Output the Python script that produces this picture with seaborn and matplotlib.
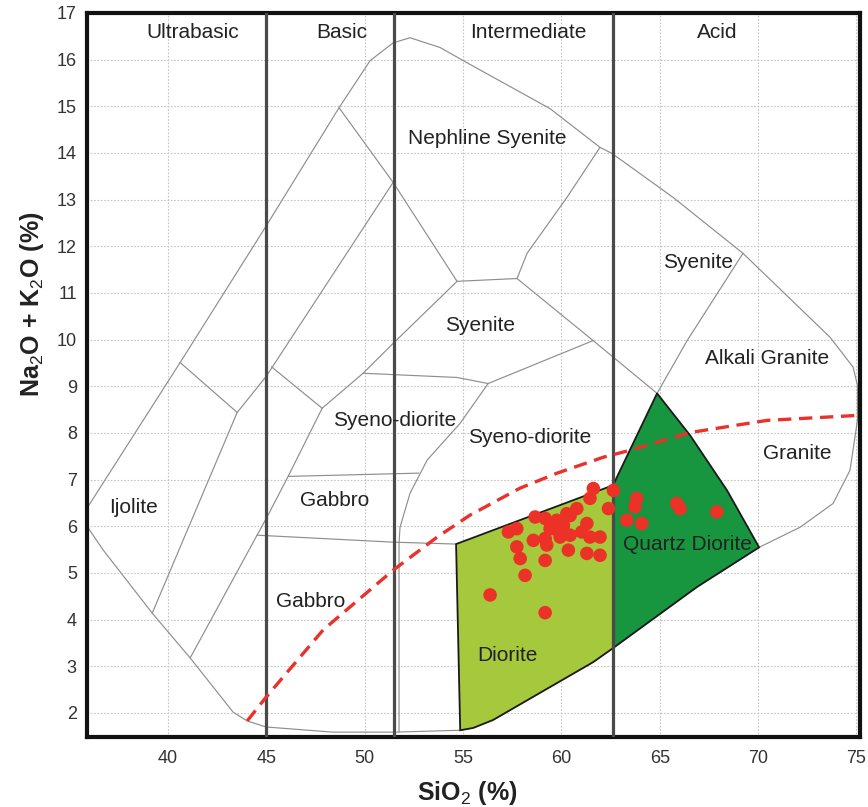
import matplotlib
matplotlib.use("Agg")
import matplotlib.pyplot as plt
import seaborn as sns
import pandas as pd

# ---------------- data ----------------
x_ticks = [40, 45, 50, 55, 60, 65, 70, 75]
y_ticks = list(range(2, 18))

divider_si = [45.0, 51.5, 62.6]
class_names = ["Ultrabasic", "Basic", "Intermediate", "Acid"]
class_x = [41.27, 48.85, 58.30, 67.91]
class_y = [16.58, 16.58, 16.58, 16.58]

outer_x = [35.57, 40.61, 44.93, 48.69, 50.27, 51.44, 52.30, 53.83, 55.00, 59.42, 61.96, 62.57,
           65.67, 69.23, 73.66, 74.83, 75.05, 75.05, 74.67, 73.81, 72.13, 70.05, 66.89, 62.62,
           61.61, 56.52, 55.51, 54.85, 51.49, 48.39, 44.98, 44.02, 43.30, 41.12, 39.19, 36.70, 35.57]
outer_y = [6.19, 9.51, 12.40, 14.97, 15.98, 16.36, 16.47, 16.26, 15.98, 14.95, 14.12, 13.99,
           13.05, 11.85, 10.05, 9.41, 9.02, 8.27, 7.20, 6.49, 5.98, 5.55, 4.70, 3.39,
           3.09, 1.85, 1.68, 1.63, 1.59, 1.59, 1.70, 1.83, 2.02, 3.18, 4.14, 5.49, 6.19]

line_b_x = [40.61, 43.51]
line_b_y = [9.51, 8.44]
line_c_x = [39.19, 43.51, 44.98, 51.44]
line_c_y = [4.14, 8.44, 9.21, 13.37]
line_k_x = [48.69, 51.44, 54.69]
line_k_y = [14.97, 13.37, 11.25]
line_d_x = [45.25, 47.83]
line_d_y = [9.42, 8.53]
line_e_x = [47.83, 49.91, 51.44, 54.69]
line_e_y = [8.53, 9.28, 9.92, 11.25]
line_f_x = [41.12, 44.52, 45.03, 46.10, 47.83]
line_f_y = [3.18, 5.81, 6.20, 7.07, 8.53]
line_g_x = [44.52, 51.49, 54.64]
line_g_y = [5.81, 5.66, 5.62]
line_h_x = [46.10, 52.75]
line_h_y = [7.07, 7.14]
line_i_x = [51.74, 51.74, 51.79, 52.30, 53.17, 54.85, 56.27]
line_i_y = [1.59, 5.64, 5.98, 6.71, 7.42, 8.21, 9.06]
line_o_x = [49.91, 54.69, 56.27]
line_o_y = [9.28, 9.19, 9.06]
line_p_x = [56.27, 61.61]
line_p_y = [9.06, 9.98]
line_j_x = [54.69, 57.74]
line_j_y = [11.25, 11.31]
line_l_x = [57.74, 58.25, 60.28, 61.96]
line_l_y = [11.31, 11.85, 13.05, 14.12]
line_m_x = [57.74, 61.61, 64.86]
line_m_y = [11.31, 9.98, 8.85]
line_n_x = [64.86, 66.39, 69.23]
line_n_y = [8.85, 9.98, 11.85]

diorite_x = [54.64, 62.62, 62.62, 61.61, 56.52, 55.51, 54.85]
diorite_y = [5.62, 6.88, 3.39, 3.09, 1.85, 1.68, 1.63]
qdiorite_x = [62.62, 64.86, 66.54, 68.42, 70.05, 66.89, 62.62]
qdiorite_y = [6.88, 8.85, 7.95, 6.77, 5.55, 4.70, 3.39]

alk_line_x = [44.02, 44.98, 47.88, 51.44, 53.68, 55.35, 57.90, 59.78, 62.12, 63.49,
              66.54, 70.45, 75.18]
alk_line_y = [1.83, 2.34, 3.78, 5.06, 5.77, 6.24, 6.82, 7.14, 7.48, 7.63,
              8.01, 8.27, 8.38]

sample_sio2 = [61.62, 61.45, 62.64, 62.39, 60.78, 60.27, 58.66, 59.17, 59.76, 57.73,
               57.30, 59.42, 60.10, 61.29, 61.03, 60.44, 59.93, 58.57, 59.17, 61.96,
               61.45, 57.73, 59.25, 60.35, 61.29, 61.96, 57.90, 59.17, 58.15, 56.37,
               59.17, 63.83, 63.74, 63.32, 64.08, 65.86, 66.03, 67.90, 60.44, 59.78]
sample_alk = [6.81, 6.60, 6.77, 6.38, 6.38, 6.27, 6.20, 6.17, 6.13, 5.95,
              5.88, 5.95, 6.02, 6.06, 5.88, 5.81, 5.77, 5.70, 5.74, 5.77,
              5.77, 5.56, 5.60, 5.49, 5.42, 5.38, 5.31, 5.27, 4.95, 4.53,
              4.15, 6.60, 6.42, 6.13, 6.06, 6.49, 6.38, 6.31, 6.23, 5.92]

region_names = ["Nephline Syenite", "Syenite", "Syenite", "Alkali Granite", "Granite",
                "Syeno-diorite", "Syeno-diorite", "Gabbro", "Gabbro", "Ijolite",
                "Diorite", "Quartz Diorite"]
region_x = [56.22, 55.86, 66.94, 70.45, 71.98, 51.54, 58.40, 48.49, 47.22, 38.22, 57.23, 66.39]
region_y = [14.31, 10.31, 11.65, 9.60, 7.57, 8.27, 7.91, 6.56, 4.38, 6.41, 3.24, 5.60]

# ---------------- style ----------------
sns.set_theme(style="white")
plt.rcParams["font.family"] = ["Liberation Sans", "DejaVu Sans"]
plt.rcParams["mathtext.fontset"] = "custom"
plt.rcParams["mathtext.rm"] = "Liberation Sans"
plt.rcParams["mathtext.it"] = "Liberation Sans"
plt.rcParams["mathtext.bf"] = "Liberation Sans:bold"

fig = plt.figure(figsize=(8.68, 8.07), dpi=100)
ax = fig.add_axes([0.0997, 0.0867, 0.8911, 0.8972])

field_lines = [
    (outer_x, outer_y), (line_b_x, line_b_y), (line_c_x, line_c_y), (line_k_x, line_k_y),
    (line_d_x, line_d_y), (line_e_x, line_e_y), (line_f_x, line_f_y), (line_g_x, line_g_y),
    (line_h_x, line_h_y), (line_i_x, line_i_y), (line_o_x, line_o_y), (line_p_x, line_p_y),
    (line_j_x, line_j_y), (line_l_x, line_l_y), (line_m_x, line_m_y), (line_n_x, line_n_y),
]

# filled fields
ax.fill(diorite_x, diorite_y, facecolor="#a6c83c", edgecolor="#1a1a1a", lw=1.3, zorder=2)
ax.fill(qdiorite_x, qdiorite_y, facecolor="#17953f", edgecolor="#1a1a1a", lw=1.3, zorder=2)

for xs, ys in field_lines:
    df = pd.DataFrame({"x": xs, "y": ys})
    sns.lineplot(data=df, x="x", y="y", sort=False, estimator=None, ax=ax,
                 color="#8e8e8e", lw=0.85, zorder=1.5)

for xv in divider_si:
    ax.axvline(xv, color="#4a4a4a", lw=2.3, zorder=3)

alk_df = pd.DataFrame({"x": alk_line_x, "y": alk_line_y})
sns.lineplot(data=alk_df, x="x", y="y", sort=False, estimator=None, ax=ax,
             color="#e8322b", lw=2.4, linestyle=(0, (4, 2.3)), zorder=4)

pts = pd.DataFrame({"SiO2": sample_sio2, "Alk": sample_alk})
sns.scatterplot(data=pts, x="SiO2", y="Alk", ax=ax, color="#ec3126", s=95,
                edgecolor="none", linewidth=0, zorder=5)

for name, xv, yv in zip(class_names, class_x, class_y):
    ax.text(xv, yv, name, ha="center", va="center", fontsize=15, color="#222222", zorder=6)
for name, xv, yv in zip(region_names, region_x, region_y):
    ax.text(xv, yv, name, ha="center", va="center", fontsize=15, color="#222222", zorder=6)

ax.set_xlim(35.85, 75.18)
ax.set_ylim(1.485, 17)
ax.set_xticks(x_ticks)
ax.set_yticks(y_ticks)
ax.grid(True, color="#c4c4c4", linestyle=(0, (1.5, 1.5)), lw=0.8, zorder=0)
ax.set_axisbelow(True)
ax.tick_params(axis="both", which="major", length=3, width=0.8, color="#aaaaaa",
               labelsize=13, labelcolor="#333333", direction="out")
ax.tick_params(axis="x", pad=6)
ax.tick_params(axis="y", pad=4)

for sp in ax.spines.values():
    sp.set_visible(True)
    sp.set_color("#111111")
    sp.set_linewidth(3.0)

ax.set_xlabel(r"SiO$_2$ (%)", fontsize=18, fontweight="bold", color="#222222")
ax.set_ylabel(r"Na$_2$O + K$_2$O (%)", fontsize=18, fontweight="bold", color="#222222")
ax.xaxis.set_label_coords(0.492, -0.058)
ax.yaxis.set_label_coords(-0.052, 0.597)

fig.savefig("out.png", dpi=100)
———
• Exercise description:
Search the listing for the string "seaborn". Copy each line where it turns up.

• Exercise response:
Output the Python script that produces this picture with seaborn and matplotlib.
import seaborn as sns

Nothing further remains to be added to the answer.